Oracle executives are dismissing Hewlett-Packard's lawsuit over Oracle's decision to end support for Intel's Itanium technology, calling HP's move a "publicity stunt" designed to blame the software giant for HP's misguided embrace of a faltering processor platform.
In a 15-page court filing to answer HP's lawsuit, Oracle officials contradict the accusation that they have put customers at risk in hopes of bolstering their own SPARC hardware portfolio. Instead, they said, it is HP's desperate attempts to hold on to a dying Itanium platform that is the real threat to enterprises.
"HP untenably has put itself and thousands of customers out on the end of a very long limb because HP, almost alone now, clings to a decades-old microprocessor architecture-Intel's Itanium chip line-that has no future," Oracle wrote in the legal brief, filed in the Superior Court of California in Santa Clara. "Intel has wanted to discontinue Itanium production for years, and HP knows it. The performance advantage over Intel's x86-based microprocessors that once justified Itanium is today effectively gone."
However, should Itanium go away, it would be a significant financial blow to HP, which has standardized its high-end Integrity and NonStop servers on the processor and generates money from its Itanium support agreements, Oracle said. HP by far is the largest consumer of Itanium chips.
"So rather than telling its customers the truth about Intel's plans for phasing out the Itanium platform, and helping those customers transition to Intel Xeon systems or other alternatives, HP perpetuates the myth that there is a long 10-year roadmap for Itanium development," Oracle wrote. "Now HP is suing Oracle for the temerity to tell customers the truth."
Oracle officials in March said they no longer would develop software for the Itanium platform, saying that in discussion Intel engineers had said the chip vendor would soon kill off the chip in favor of its x86-based Xeon portfolio. In making its decision, Oracle joined Microsoft and Red Hat, two other major software vendors that had ended Itanium support in their software.

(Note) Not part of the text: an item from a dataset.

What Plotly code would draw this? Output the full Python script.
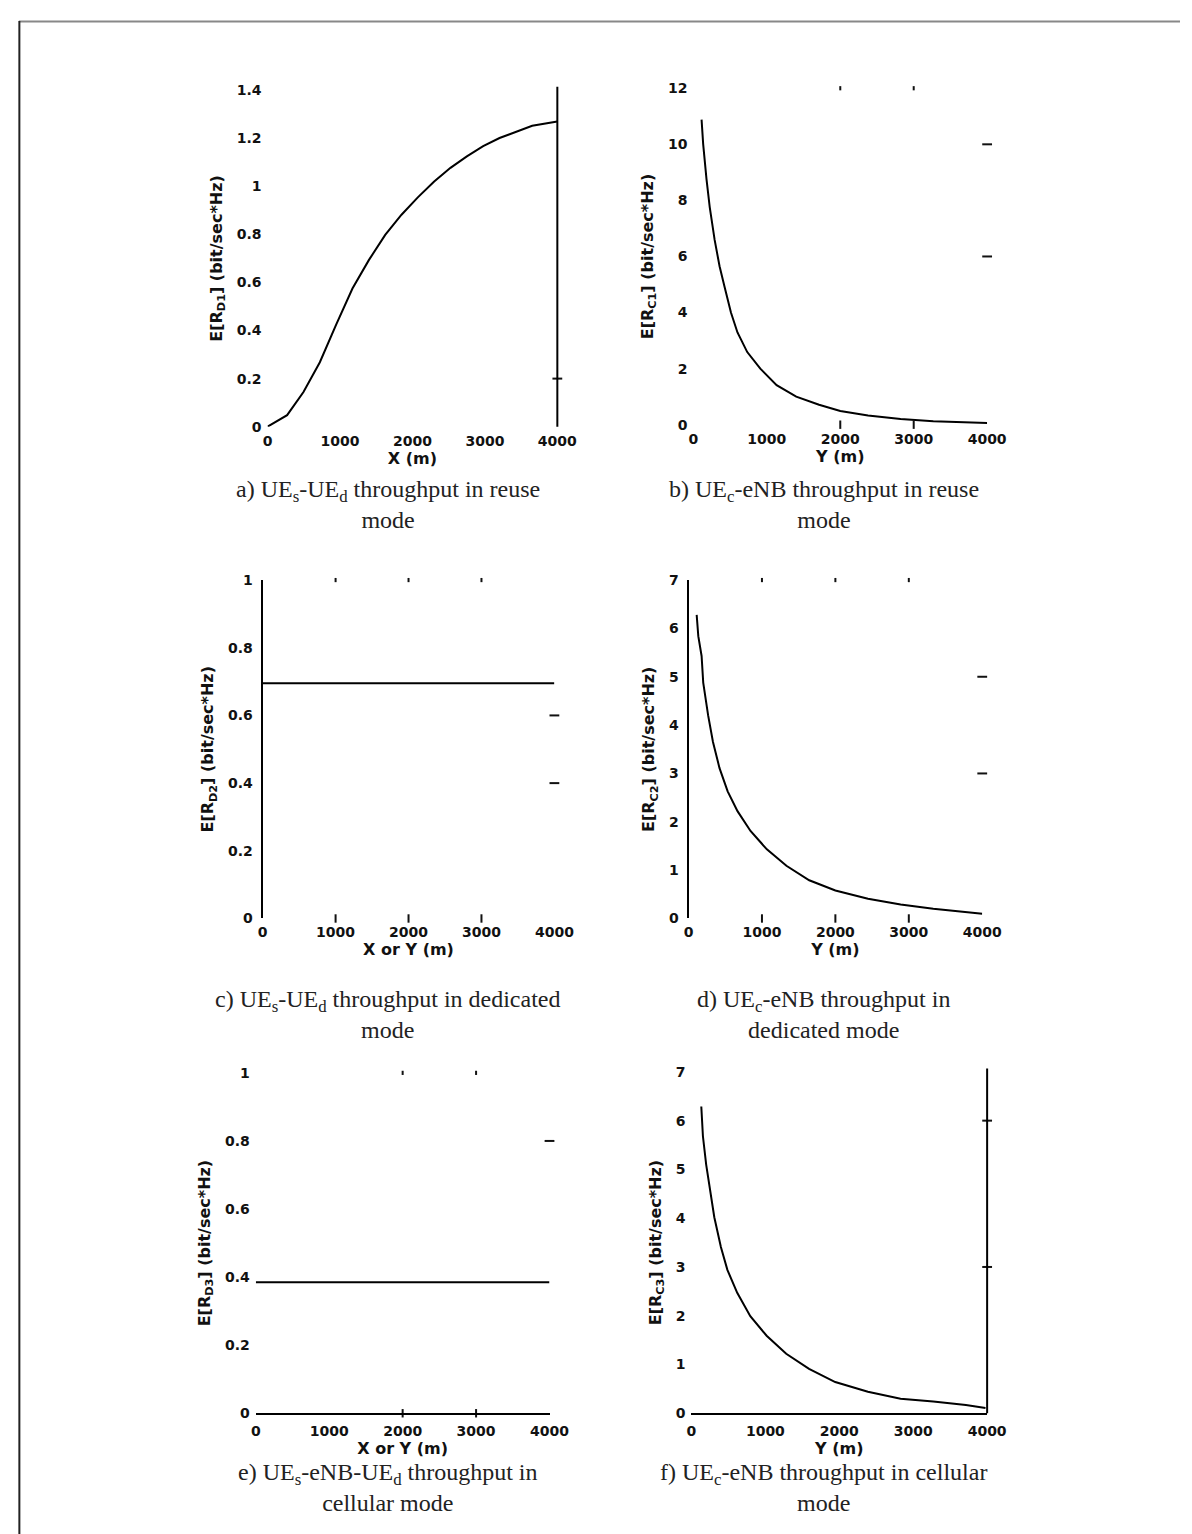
import plotly.graph_objects as go

W, H = 1192, 1534

# ---- data ----
x_ticks = [0, 1000, 2000, 3000, 4000]

a_x = [0, 270, 496, 722, 947, 1172, 1398, 1624, 1849, 2074, 2300, 2525, 2751, 2976, 3202, 3427, 3653, 4000]
a_y = [0, 0.048, 0.144, 0.268, 0.425, 0.575, 0.693, 0.798, 0.882, 0.954, 1.020, 1.077, 1.125, 1.167, 1.201, 1.228, 1.252, 1.27]

b_x = [111, 133, 178, 222, 289, 356, 422, 511, 600, 733, 911, 1133, 1400, 1711, 2000, 2378, 2822, 3267, 4000]
b_y = [10.88, 10.0, 8.76, 7.76, 6.59, 5.65, 4.94, 4.0, 3.29, 2.59, 2.0, 1.41, 1.0, 0.71, 0.49, 0.33, 0.2, 0.12, 0.06]

c_x = [0, 4000]
c_y = [0.695, 0.695]

d_x = [111, 133, 178, 200, 267, 333, 422, 533, 667, 844, 1067, 1333, 1644, 2000, 2444, 2889, 3333, 4000]
d_y = [6.28, 5.84, 5.43, 4.88, 4.2, 3.65, 3.11, 2.63, 2.22, 1.81, 1.43, 1.09, 0.79, 0.58, 0.41, 0.29, 0.2, 0.1]

e_x = [0, 4000]
e_y = [0.385, 0.385]

f_x = [133, 155, 199, 243, 309, 398, 486, 619, 796, 1017, 1282, 1591, 1945, 2387, 2829, 3271, 3713, 3978]
f_y = [6.29, 5.68, 5.1, 4.63, 4.02, 3.41, 2.94, 2.47, 1.99, 1.59, 1.22, 0.91, 0.64, 0.44, 0.3, 0.24, 0.17, 0.11]

a_yticks = [0, 0.2, 0.4, 0.6, 0.8, 1, 1.2, 1.4]
b_yticks = [0, 2, 4, 6, 8, 10, 12]
c_yticks = [0, 0.2, 0.4, 0.6, 0.8, 1]
d_yticks = [0, 1, 2, 3, 4, 5, 6, 7]

# leftover tick marks of the (faded) axis boxes
top_marks = [[], [2000, 3000], [1000, 2000, 3000], [1000, 2000, 3000], [2000, 3000], []]
bottom_marks = [[], [2000, 3000], [1000, 2000, 3000], [1000, 2000, 3000], [2000, 3000], []]
right_marks = [[0.2], [10, 6], [0.6, 0.4], [5, 3], [0.8], [6, 3]]

x_titles = ["X (m)", "Y (m)", "X or Y (m)", "Y (m)", "X or Y (m)", "Y (m)"]
y_titles = [
    "E[R<sub>D1</sub>] (bit/sec*Hz)",
    "E[R<sub>C1</sub>] (bit/sec*Hz)",
    "E[R<sub>D2</sub>] (bit/sec*Hz)",
    "E[R<sub>C2</sub>] (bit/sec*Hz)",
    "E[R<sub>D3</sub>] (bit/sec*Hz)",
    "E[R<sub>C3</sub>] (bit/sec*Hz)",
]
captions = [
    "a) UE<sub>s</sub>-UE<sub>d</sub> throughput in reuse<br>mode",
    "b) UE<sub>c</sub>-eNB throughput in reuse<br>mode",
    "c) UE<sub>s</sub>-UE<sub>d</sub> throughput in dedicated<br>mode",
    "d) UE<sub>c</sub>-eNB throughput in<br>dedicated mode",
    "e) UE<sub>s</sub>-eNB-UE<sub>d</sub> throughput in<br>cellular mode",
    "f) UE<sub>c</sub>-eNB throughput in cellular<br>mode",
]

series = [(a_x, a_y), (b_x, b_y), (c_x, c_y), (d_x, d_y), (e_x, e_y), (f_x, f_y)]
yranges = [[0, 1.4], [0, 12], [0, 1], [0, 7], [0, 1], [0, 7]]
yticks = [a_yticks, b_yticks, c_yticks, d_yticks, c_yticks, d_yticks]

# ---- layout (pixel boxes) ----
boxes = [  # x0, x1, ytop, ybottom
    (260, 556, 75, 415),
    (695, 995, 73, 413),
    (255, 553, 570, 912),
    (690, 990, 570, 912),
    (248, 548, 1068, 1412),
    (693, 995, 1067, 1412),
]
caption_x = [383, 828, 383, 828, 383, 828]
caption_y = [494, 494, 1009, 1009, 1487, 1487]
left_line = [False, False, True, True, False, False]
bottom_line = [False, False, False, False, True, True]
right_line = [True, False, False, False, False, True]

def px(x):
    return x / W

def py(y):
    return 1 - y / H

tick_font = dict(family="DejaVu Sans", size=14, color="#111", weight="bold")
title_font = dict(family="DejaVu Sans", size=16, color="#111", weight="bold")

fig = go.Figure()
layout = dict(
    width=W, height=H, margin=dict(l=0, r=0, t=0, b=0),
    paper_bgcolor="white", plot_bgcolor="white", showlegend=False,
)
shapes = []
annotations = []

def marks(xs, ys, symbol, size, n):
    if not xs:
        return
    fig.add_trace(go.Scatter(
        x=xs, y=ys, mode="markers", xaxis="x" + n, yaxis="y" + n,
        cliponaxis=False, hoverinfo="skip",
        marker=dict(symbol=symbol, size=size, color="#111",
                    line=dict(color="#111", width=2)),
    ))

for i in range(6):
    n = "" if i == 0 else str(i + 1)
    x0, x1, yt, yb = boxes[i]
    xs, ys = series[i]
    fig.add_trace(go.Scatter(
        x=xs, y=ys, mode="lines", xaxis="x" + n, yaxis="y" + n,
        line=dict(color="black", width=2), hoverinfo="skip",
    ))
    ylo, yhi = yranges[i]
    marks(top_marks[i], [yhi] * len(top_marks[i]), "line-ns", 3, n)
    marks(bottom_marks[i], [ylo] * len(bottom_marks[i]), "line-ns", 6, n)
    marks([4000] * len(right_marks[i]), right_marks[i], "line-ew", 7, n)

    layout["xaxis" + n] = dict(
        domain=[px(x0), px(x1)], anchor="y" + n, range=[0, 4000],
        tickvals=x_ticks, ticktext=[str(v) for v in x_ticks], ticks="",
        ticklabelstandoff=4,
        showgrid=False, zeroline=False, showline=bottom_line[i],
        linecolor="black", linewidth=2, tickfont=tick_font,
        title=dict(text=x_titles[i], font=title_font, standoff=3),
    )
    layout["yaxis" + n] = dict(
        domain=[py(yb), py(yt)], anchor="x" + n, range=yranges[i],
        tickvals=yticks[i], ticktext=[f"{v:g}" for v in yticks[i]], ticks="",
        ticklabelstandoff=5,
        showgrid=False, zeroline=False, showline=left_line[i],
        linecolor="black", linewidth=2, tickfont=tick_font,
        title=dict(text=y_titles[i], font=title_font, standoff=10),
    )
    if right_line[i]:
        shapes.append(dict(
            type="line", xref="x" + n + " domain", yref="y" + n + " domain",
            x0=1, x1=1, y0=0, y1=1.01, line=dict(color="black", width=2),
        ))
    annotations.append(dict(
        text=captions[i], x=px(caption_x[i]), y=py(caption_y[i]),
        xref="paper", yref="paper", xanchor="center", yanchor="middle",
        showarrow=False, align="center",
        font=dict(family="Liberation Serif", size=24, color="#222"),
    ))

# page frame
shapes.append(dict(type="line", xref="paper", yref="paper",
                   x0=px(6), x1=1, y0=py(5.5), y1=py(5.5),
                   line=dict(color="#888", width=2)))
shapes.append(dict(type="line", xref="paper", yref="paper",
                   x0=px(6.5), x1=px(6.5), y0=0, y1=py(5),
                   line=dict(color="#222", width=2)))

layout["shapes"] = shapes
layout["annotations"] = annotations
fig.update_layout(**layout)
fig.write_html("out.html")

Oracle's announcement drew the ire of both HP and Intel executives, and further splintered the deteriorating relationship with HP, once a strong partner. That relationship began to sour when Oracle bought Sun Microsystems last year for $7.4 billion, putting the software maker in direct competition with HP in the data center hardware space. It was further weakened by Oracle's hiring as president last year of Mark Hurd, the former HP CEO forced to resign under pressure, and then HP's hiring of Leo Apotheker as Hurd's replacement. Apotheker at one time was CEO of SAP, a key software competitor of Oracle.
Intel officials said they have an Intel development roadmap that stretches out through the rest of the decade, and HP officials accused Oracle of purposely risking the well-being of jointed Oracle-HP customers in hopes of boosting the SPARC hardware business inherited from Sun. HP is suing Oracle for breaching a contract to work together for the benefits of their joint customers. The two share about 140,000 customers, with many running Oracle databases on HP Itanium-based hardware.
In their response, Oracle officials derided HP for what they said is a "massive campaign to vilify Oracle for this announcement," and called the arguments in HP's lawsuit "utterly specious." Oracle noted that the company plans to support customers with Itanium systems "for years to come" while they migrate to other hardware platforms. "But Oracle is not going to pretend that Itanium has a future when it does not," officials said in the court document. "Insofar as Intel platforms are concerned, the time has come to focus on Xeon and future x86 chips. That is Intel's direction, and that is the direction of all other major vendors-except HP. And Oracle certainly is not going to deny customers the information it has about Itanium, which is crucially important for those customers to make future plans."